Time management skills
Research requires an ability to iterate quickly, therefore, a researcher always needs to manage their time well and be comfortable working in a fast-paced environment.
Software development processes.
An important research skill is the knowledge of software development processes. A researcher needs to have a general knowledge of product development stages. They must know activities, interactions, and responsibilities, within the development process across the team.
UX design is largely focused on solving user problems. The research phase focus on figuring out what these problems are directly from the user. A researcher needs to recognize potential user problems during the research phase and brainstorm actionable steps a designer could take to solve them.

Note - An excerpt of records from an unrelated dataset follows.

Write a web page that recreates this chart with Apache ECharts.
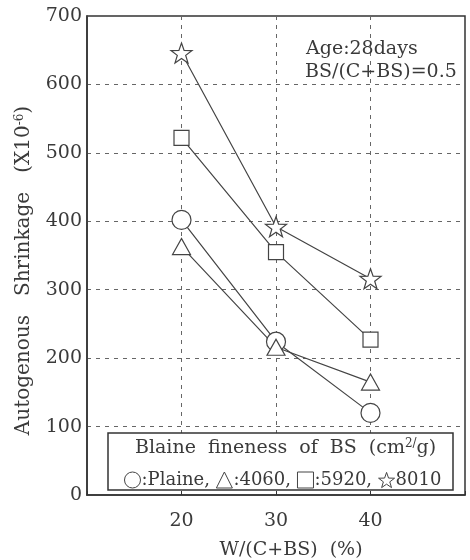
<!DOCTYPE html>
<html><head><meta charset="utf-8">
<script src="https://cdn.jsdelivr.net/npm/echarts@6/dist/echarts.min.js"></script>
<style>html,body{margin:0;padding:0;background:#fff}#c{width:470px;height:560px}</style>
</head><body><div id="c"></div>
<script>
const xValues = [20, 30, 40];
const seriesNames = ['Plaine', '4060', '5920', '8010'];
const plaine = [402, 224, 120];
const b4060 = [363, 216, 165];
const b5920 = [522, 355, 227];
const b8010 = [646, 392, 316];
const yTicks = [0, 100, 200, 300, 400, 500, 600, 700];
const xTicks = [20, 30, 40];

const FONT = "'DejaVu Serif','Liberation Serif',serif";
const INK = '#3a3a3a';
const STAR = 'path://M0,-10L2.35,-3.24L9.51,-3.09L3.8,1.24L5.88,8.09L0,4L-5.88,8.09L-3.8,1.24L-9.51,-3.09L-2.35,-3.24Z';
const symbols = ['circle', 'triangle', 'rect', STAR];
const sizes = [19, [18, 16], 15, 21];
const values = [plaine, b4060, b5920, b8010];

const chart = echarts.init(document.getElementById('c'), null, {renderer: 'canvas'});
chart.setOption({
  backgroundColor: '#fff',
  animation: false,
  grid: {left: 87, right: 5, top: 16, bottom: 65, show: true, borderColor: '#333', borderWidth: 1.5,
    backgroundColor: 'transparent', containLabel: false, outerBoundsMode: 'none'},
  xAxis: {
    type: 'value', min: 10, max: 50, interval: 10,
    axisLine: {lineStyle: {color: '#333', width: 1.5}},
    axisTick: {show: true, inside: true, length: 4, lineStyle: {color: '#333'}},
    axisLabel: {fontFamily: FONT, fontSize: 19, color: INK, margin: 17,
      formatter: v => xTicks.includes(v) ? String(v) : ''},
    splitLine: {show: true, lineStyle: {type: [4, 5], color: '#666', width: 1}},
    name: 'W/(C+BS)  (%)', nameLocation: 'middle', nameGap: 46,
    nameTextStyle: {fontFamily: FONT, fontSize: 19, color: INK, padding: [0, 0, 0, 30]}
  },
  yAxis: {
    type: 'value', min: 0, max: 700, interval: 100,
    axisLine: {show: true, lineStyle: {color: '#333', width: 1.5}},
    axisTick: {show: false},
    axisLabel: {fontFamily: FONT, fontSize: 19, color: INK, margin: 5,
      formatter: v => yTicks.includes(v) ? String(v) : ''},
    splitLine: {show: true, lineStyle: {type: [4, 5], color: '#666', width: 1}},
    name: '{n|Autogenous   Shrinkage   (X10}{s|-6}{n|)}', nameLocation: 'middle', nameGap: 53, nameRotate: 90,
    nameTextStyle: {padding: [0, 0, 0, -30], rich: {
      n: {fontFamily: FONT, fontSize: 20, color: INK},
      s: {fontFamily: FONT, fontSize: 12, color: INK, verticalAlign: 'top', padding: [0, 0, 8, 0]}
    }}
  },
  legend: {
    z: 20, left: 119, top: 466, orient: 'horizontal', itemGap: 6, itemWidth: 16, itemHeight: 16,
    textStyle: {fontFamily: FONT, fontSize: 18, color: INK, padding: [2, 0, 0, -4]},
    itemStyle: {color: '#fff', borderColor: '#444', borderWidth: 1},
    formatter: name => name === '8010' ? name : ':' + name + ',',
    data: seriesNames.map((n, i) => ({name: n, icon: symbols[i]}))
  },
  graphic: [
    {type: 'rect', z: 10, shape: {x: 108, y: 433, width: 345, height: 57},
      style: {fill: '#fff', stroke: '#333', lineWidth: 1.5}},
    {type: 'text', z: 11, left: 135, top: 438, style: {
      text: '{n|Blaine  fineness  of  BS  (cm}{s|2/}{n|g)}',
      rich: {n: {fontFamily: FONT, fontSize: 19, fill: INK}, s: {fontFamily: FONT, fontSize: 12, fill: INK, verticalAlign: 'top', padding: [0, 0, 9, 0]}}
    }},
    {type: 'text', z: 11, left: 306, top: 40, style: {text: 'Age:28days', fontFamily: FONT, fontSize: 19, fill: INK}},
    {type: 'text', z: 11, left: 305, top: 63, style: {text: 'BS/(C+BS)=0.5', fontFamily: FONT, fontSize: 19, fill: INK}}
  ],
  series: seriesNames.map((n, i) => ({
    name: n, type: 'line',
    data: xValues.map((x, j) => [x, values[i][j]]),
    symbol: symbols[i], symbolSize: sizes[i], symbolKeepAspect: true, showAllSymbol: true,
    lineStyle: {color: '#444', width: 1.2},
    itemStyle: {color: '#fff', borderColor: '#444', borderWidth: 1.2},
    z: 5
  }))
});
</script></body></html>
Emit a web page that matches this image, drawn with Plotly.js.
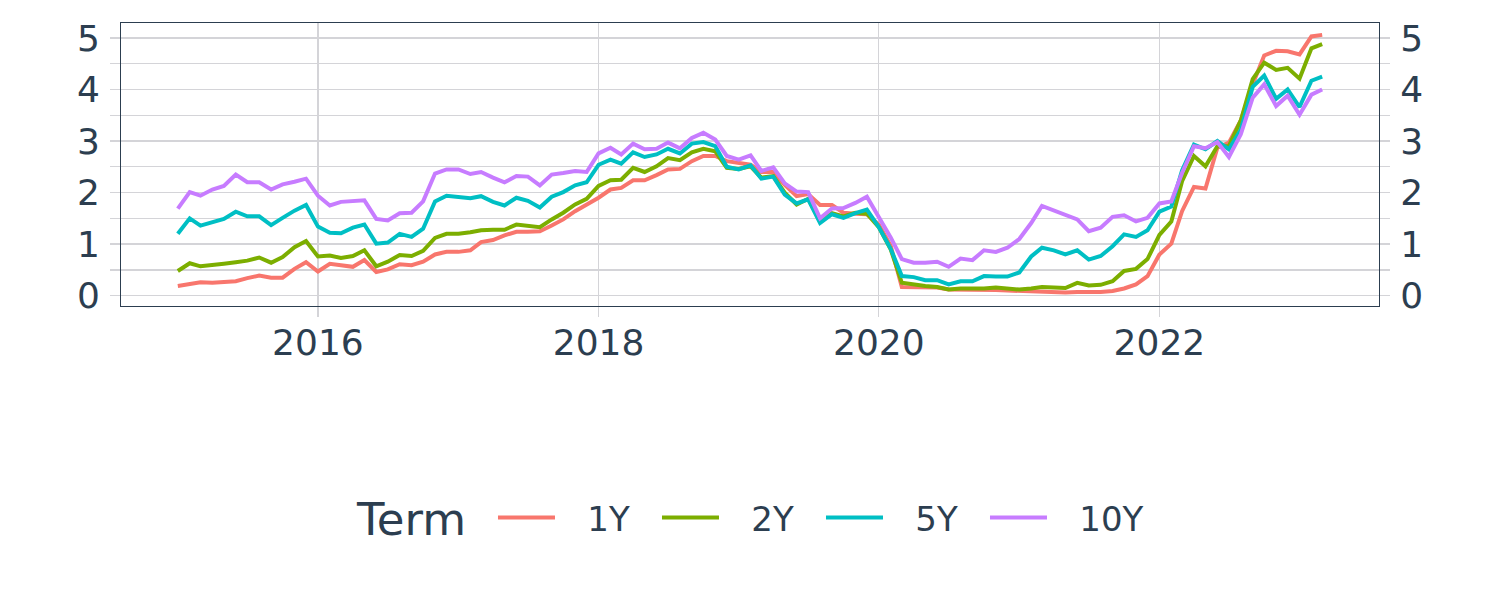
<!DOCTYPE html>
<html>
<head>
<meta charset="utf-8">
<script src="https://cdn.plot.ly/plotly-3.0.1.min.js"></script>
<style>html,body{margin:0;padding:0;background:#fff;}#chart{width:1500px;height:600px;}</style>
</head>
<body>
<div id="chart"></div>
<script>
// Month-start dates, Jan 2015 .. Mar 2023
const startYear = 2015, nMonths = 99;
const months = [];
for (let i = 0; i < nMonths; i++) {
  const y = startYear + Math.floor(i / 12), m = (i % 12) + 1;
  months.push(y + '-' + (m < 10 ? '0' + m : m) + '-01');
}

const terms = ['1Y', '2Y', '5Y', '10Y'];
const legendTitle = 'Term';

const y1 = [
  0.19, 0.23, 0.26, 0.25, 0.26, 0.28, 0.34, 0.39, 0.35, 0.35, 0.52, 0.65,
  0.47, 0.62, 0.59, 0.56, 0.69, 0.46, 0.51, 0.61, 0.59, 0.66, 0.80, 0.85,
  0.85, 0.88, 1.04, 1.08, 1.17, 1.24, 1.24, 1.25, 1.36, 1.48, 1.64, 1.76,
  1.90, 2.06, 2.09, 2.24, 2.24, 2.34, 2.45, 2.46, 2.61, 2.71, 2.71, 2.61,
  2.57, 2.54, 2.40, 2.40, 2.15, 1.93, 1.97, 1.76, 1.76, 1.61, 1.59, 1.58,
  1.38, 0.97, 0.17, 0.17, 0.16, 0.16, 0.12, 0.12, 0.12, 0.12, 0.11, 0.10,
  0.09, 0.07, 0.07, 0.06, 0.06, 0.07, 0.07, 0.07, 0.09, 0.14, 0.22, 0.38,
  0.80, 1.01, 1.64, 2.11, 2.08, 2.87, 2.97, 3.40, 4.10, 4.66, 4.75, 4.74,
  4.68, 5.03, 5.06
];
const y2 = [
  0.48, 0.63, 0.57, 0.59, 0.62, 0.65, 0.68, 0.74, 0.64, 0.75, 0.94, 1.06,
  0.76, 0.78, 0.73, 0.77, 0.88, 0.57, 0.66, 0.79, 0.77, 0.87, 1.12, 1.20,
  1.20, 1.23, 1.27, 1.28, 1.28, 1.38, 1.35, 1.33, 1.48, 1.61, 1.77, 1.88,
  2.13, 2.24, 2.25, 2.48, 2.40, 2.51, 2.67, 2.63, 2.78, 2.85, 2.80, 2.48,
  2.46, 2.51, 2.29, 2.32, 2.00, 1.77, 1.88, 1.45, 1.60, 1.54, 1.61, 1.59,
  1.33, 0.90, 0.25, 0.21, 0.19, 0.17, 0.12, 0.14, 0.14, 0.14, 0.16, 0.14,
  0.12, 0.14, 0.17, 0.16, 0.15, 0.25, 0.20, 0.21, 0.28, 0.48, 0.52, 0.71,
  1.18, 1.44, 2.22, 2.71, 2.51, 2.90, 2.90, 3.40, 4.20, 4.52, 4.38, 4.42,
  4.21, 4.80, 4.88
];
const y5 = [
  1.20, 1.50, 1.36, 1.43, 1.49, 1.63, 1.54, 1.54, 1.37, 1.51, 1.65, 1.76,
  1.34, 1.22, 1.21, 1.32, 1.38, 1.01, 1.03, 1.20, 1.14, 1.30, 1.83, 1.94,
  1.91, 1.89, 1.93, 1.82, 1.75, 1.90, 1.84, 1.71, 1.92, 2.01, 2.14, 2.20,
  2.54, 2.64, 2.56, 2.78, 2.69, 2.74, 2.85, 2.76, 2.95, 2.98, 2.90, 2.50,
  2.45, 2.53, 2.27, 2.31, 1.96, 1.79, 1.87, 1.41, 1.58, 1.51, 1.60, 1.67,
  1.33, 0.91, 0.38, 0.36, 0.30, 0.30, 0.22, 0.28, 0.28, 0.38, 0.37, 0.37,
  0.45, 0.76, 0.93, 0.88, 0.80, 0.88, 0.70, 0.77, 0.96, 1.19, 1.14, 1.27,
  1.63, 1.73, 2.43, 2.93, 2.84, 3.00, 2.84, 3.22, 4.05, 4.27, 3.82, 4.00,
  3.66, 4.17, 4.25
];
const y10 = [
  1.69, 2.01, 1.94, 2.06, 2.13, 2.35, 2.20, 2.20, 2.06, 2.16, 2.21, 2.27,
  1.94, 1.75, 1.82, 1.83, 1.85, 1.49, 1.46, 1.60, 1.61, 1.83, 2.37, 2.45,
  2.45, 2.36, 2.40, 2.29, 2.20, 2.32, 2.31, 2.14, 2.35, 2.38, 2.42, 2.40,
  2.76, 2.87, 2.74, 2.95, 2.84, 2.85, 2.97, 2.86, 3.06, 3.16, 3.03, 2.71,
  2.64, 2.72, 2.42, 2.49, 2.18, 2.02, 2.01, 1.50, 1.69, 1.70, 1.80, 1.92,
  1.52, 1.13, 0.71, 0.64, 0.64, 0.66, 0.56, 0.72, 0.69, 0.88, 0.85, 0.93,
  1.10, 1.41, 1.74, 1.65, 1.58, 1.48, 1.25, 1.32, 1.53, 1.56, 1.44, 1.51,
  1.79, 1.83, 2.38, 2.90, 2.86, 2.98, 2.69, 3.13, 3.84, 4.10, 3.68, 3.88,
  3.51, 3.90, 4.00
];
const seriesValues = [y1, y2, y5, y10];
const colors = ['#F8766D', '#7CAE00', '#00BFC4', '#C77CFF'];

const textColor = '#2c3e50';
const gridColor = '#d4d4d8';
const FONT = 'DejaVu Sans, sans-serif';
const NB = '\u00a0\u00a0\u2006';

const traces = terms.map((t, i) => ({
  type: 'scatter', mode: 'lines', name: NB + t,
  x: months, y: seriesValues[i],
  line: {color: colors[i], width: 4},
  hoverinfo: 'skip'
}));
// invisible trace to anchor right axis
traces.push({type: 'scatter', mode: 'lines', x: [months[0]], y: [0], yaxis: 'y2', showlegend: false, line: {width: 0}, hoverinfo: 'skip'});

const yRange = [-0.2, 5.29];
const yCommon = {
  range: yRange, tickvals: [0, 1, 2, 3, 4, 5], ticktext: ['0', '1', '2', '3', '4', '5'],
  showgrid: true, gridcolor: gridColor, gridwidth: 1.3,
  ticks: 'outside', ticklen: 10, tickcolor: gridColor, tickwidth: 1.3,
  ticklabelstandoff: 3,
  minor: {dtick: 0.5, tick0: 0, showgrid: true, gridcolor: gridColor, gridwidth: 1.3, ticks: 'outside', ticklen: 10, tickcolor: gridColor, tickwidth: 1.3},
  tickfont: {family: FONT, size: 36, color: textColor},
  zeroline: false, fixedrange: true
};

const layout = {
  width: 1500, height: 600,
  margin: {l: 121, r: 121, t: 23, b: 294},
  paper_bgcolor: '#ffffff', plot_bgcolor: '#ffffff',
  showlegend: true,
  font: {family: FONT, color: textColor},
  xaxis: {
    type: 'date', range: ['2014-08-06', '2023-07-27'],
    tick0: '2016-01-01', dtick: 'M24', tickformat: '%Y',
    showgrid: true, gridcolor: gridColor, gridwidth: 1.3,
    ticks: 'outside', ticklen: 10, tickcolor: gridColor, tickwidth: 1.3,
    ticklabelstandoff: -5,
    tickfont: {family: FONT, size: 36, color: textColor},
    showline: true, linecolor: textColor, linewidth: 1, mirror: true,
    zeroline: false
  },
  yaxis: Object.assign({}, yCommon, {side: 'left', showline: true, linecolor: textColor, linewidth: 1, mirror: true}),
  yaxis2: Object.assign({}, yCommon, {side: 'right', overlaying: 'y', showgrid: false, minor: {dtick: 0.5, tick0: 0, showgrid: false, ticks: 'outside', ticklen: 10, tickcolor: gridColor, tickwidth: 1.3}}),
  legend: {
    orientation: 'h', x: 0.2957, xanchor: 'left', y: -0.749, yanchor: 'middle',
    font: {family: FONT, size: 34, color: textColor},
    itemwidth: 57, entrywidth: 92
  },
  annotations: [{
    text: legendTitle, xref: 'paper', yref: 'paper', x: 0.2305, y: -0.7527,
    xanchor: 'center', yanchor: 'middle', showarrow: false,
    font: {family: FONT, size: 45, color: textColor}
  }]
};

Plotly.newPlot('chart', traces, layout, {displayModeBar: false, staticPlot: true});
</script>
</body>
</html>
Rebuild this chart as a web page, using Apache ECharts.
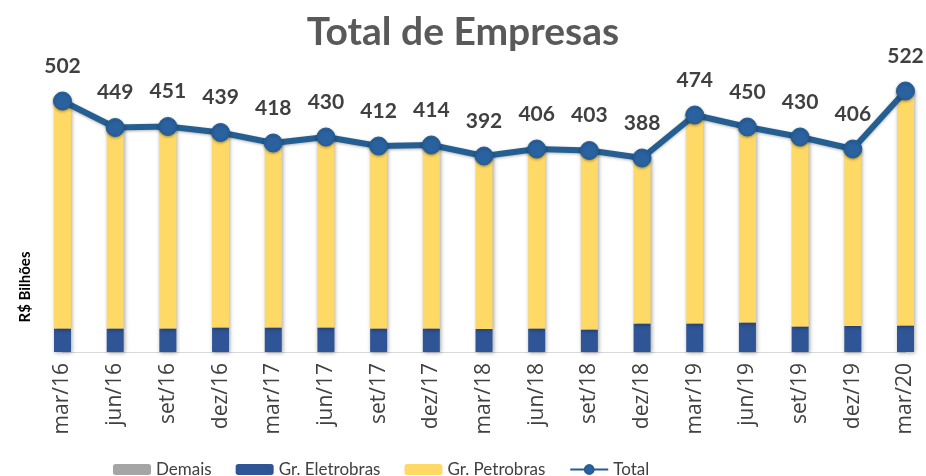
<!DOCTYPE html>
<html>
<head>
<meta charset="utf-8">
<script src="https://cdn.jsdelivr.net/npm/echarts@6/dist/echarts.min.js"></script>
<style>
  html, body { margin: 0; padding: 0; background: #fff; }
  #chart { width: 926px; height: 476px; }
</style>
</head>
<body>
<div id="chart"></div>
<script>
// categorias (trimestres)
var categories = ['mar/16', 'jun/16', 'set/16', 'dez/16', 'mar/17', 'jun/17', 'set/17', 'dez/17', 'mar/18',
  'jun/18', 'set/18', 'dez/18', 'mar/19', 'jun/19', 'set/19', 'dez/19', 'mar/20'];
// valores em R$ bilhões
var demais = [0, 0, 0, 0, 0, 0, 0, 0, 0, 0, 0, 0, 0, 0, 0, 0, 0];
var eletrobras = [47, 47, 47, 49, 49, 49, 47, 47, 46, 47, 45, 57, 57, 59, 51, 52, 53];
var petrobras = [455, 402, 404, 390, 369, 381, 365, 367, 346, 359, 358, 331, 417, 391, 379, 354, 469];
var total = [502, 449, 451, 439, 418, 430, 412, 414, 392, 406, 403, 388, 474, 450, 430, 406, 522];

var font = 'Lato, "Open Sans", sans-serif';
var chart = echarts.init(document.getElementById('chart'));

// sombra das barras
var barShadow = {
  shadowBlur: 4,
  shadowColor: 'rgba(0,0,0,0.35)',
  shadowOffsetX: 1,
  shadowOffsetY: 1
};

var option = {
  backgroundColor: '#ffffff',
  title: {
    text: 'Total de Empresas',
    left: 'center',
    top: 8,
    textStyle: {
      color: '#595959',
      fontSize: 39,
      fontWeight: 'bold',
      fontFamily: font
    }
  },
  legend: {
    left: 108,
    top: 456,
    itemWidth: 38,
    itemHeight: 11,
    itemGap: 24,
    textStyle: {
      color: '#404040',
      fontSize: 17,
      fontFamily: font
    },
    data: ['Demais', 'Gr. Eletrobras', 'Gr. Petrobras', 'Total']
  },
  grid: {
    left: 62.5,
    right: 20.5,
    top: 52,
    bottom: 124
  },
  xAxis: {
    type: 'category',
    data: categories,
    boundaryGap: false,
    axisLine: {
      show: true,
      lineStyle: { color: '#d9d9d9', width: 1 }
    },
    axisTick: { show: false },
    axisLabel: {
      rotate: 90,
      margin: 11,
      interval: 0,
      color: '#404040',
      fontSize: 21,
      fontFamily: '"Open Sans", sans-serif'
    }
  },
  yAxis: {
    type: 'value',
    min: 0,
    max: 600,
    show: false,
    splitLine: { show: false }
  },
  graphic: [{
    type: 'text',
    x: 25,
    y: 287,
    rotation: Math.PI / 2,
    style: {
      text: 'R$ Bilhões',
      fill: '#000000',
      font: 'bold 15px ' + font,
      align: 'center',
      verticalAlign: 'middle'
    }
  }],
  series: [
    {
      name: 'Demais',
      type: 'bar',
      stack: 'empresas',
      barWidth: 17,
      data: demais,
      itemStyle: Object.assign({ color: '#a5a5a5' }, barShadow)
    },
    {
      name: 'Gr. Eletrobras',
      type: 'bar',
      stack: 'empresas',
      barWidth: 17,
      data: eletrobras,
      itemStyle: Object.assign({ color: '#2f5597' }, barShadow)
    },
    {
      name: 'Gr. Petrobras',
      type: 'bar',
      stack: 'empresas',
      barWidth: 17,
      data: petrobras,
      itemStyle: Object.assign({ color: '#ffd966' }, barShadow)
    },
    {
      name: 'Total',
      type: 'line',
      data: total,
      z: 5,
      symbol: 'circle',
      symbolSize: 18,
      lineStyle: {
        color: '#255e91',
        width: 6,
        shadowBlur: 3,
        shadowColor: 'rgba(0,0,0,0.3)',
        shadowOffsetY: 1
      },
      itemStyle: {
        color: '#2a62a0',
        borderColor: '#255e91',
        borderWidth: 1,
        shadowBlur: 3,
        shadowColor: 'rgba(0,0,0,0.35)',
        shadowOffsetY: 1
      },
      label: {
        show: true,
        position: 'top',
        distance: 15,
        color: '#404040',
        fontSize: 21,
        fontWeight: 'bold',
        fontFamily: font
      }
    }
  ]
};

chart.setOption(option);
</script>
</body>
</html>
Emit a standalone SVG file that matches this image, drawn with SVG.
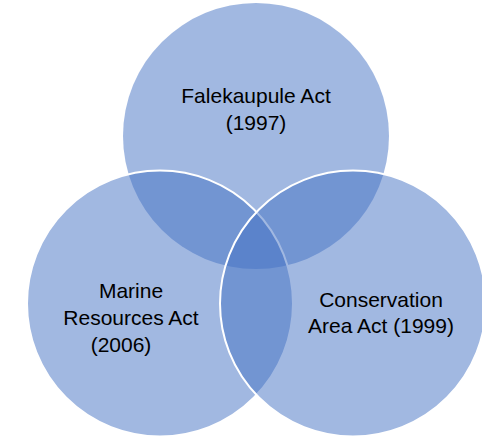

UX research tools knowledge.
Every expert will tell you that high-level research can always be conducted with a paper, a pen, and a voice recorder – tools. Every form of research requires suitable tools. A UX researcher must use tools for finding, targeting, and reaching users, whether for interviews, questionnaires, or data storing and sharing. To analyze user behavior, you must have a knowledge of Google Analytics, Google Optimize, or some other A/B testing environment.
UX is a rapidly growing field and while UX design is more concerned with the user-facing final outcome of the project, research focuses on the user’s wants and needs.
Observation, understanding, and analysis are the three key methodologies employed by UX researchers and can be done through interviews, surveys, or usability testing.
A UX researcher must have a solid understanding of analytics and the entire design process, but will also need soft skills such as adaptability, understanding of human behavioral patterns, and willingness to collaborate.
While we recognize the importance of a dedicated UX researcher, most businesses no longer hire one as some other people in different career roles like the UX designer, Business analyst and Product manager can easily jump in and perform the required research tasks.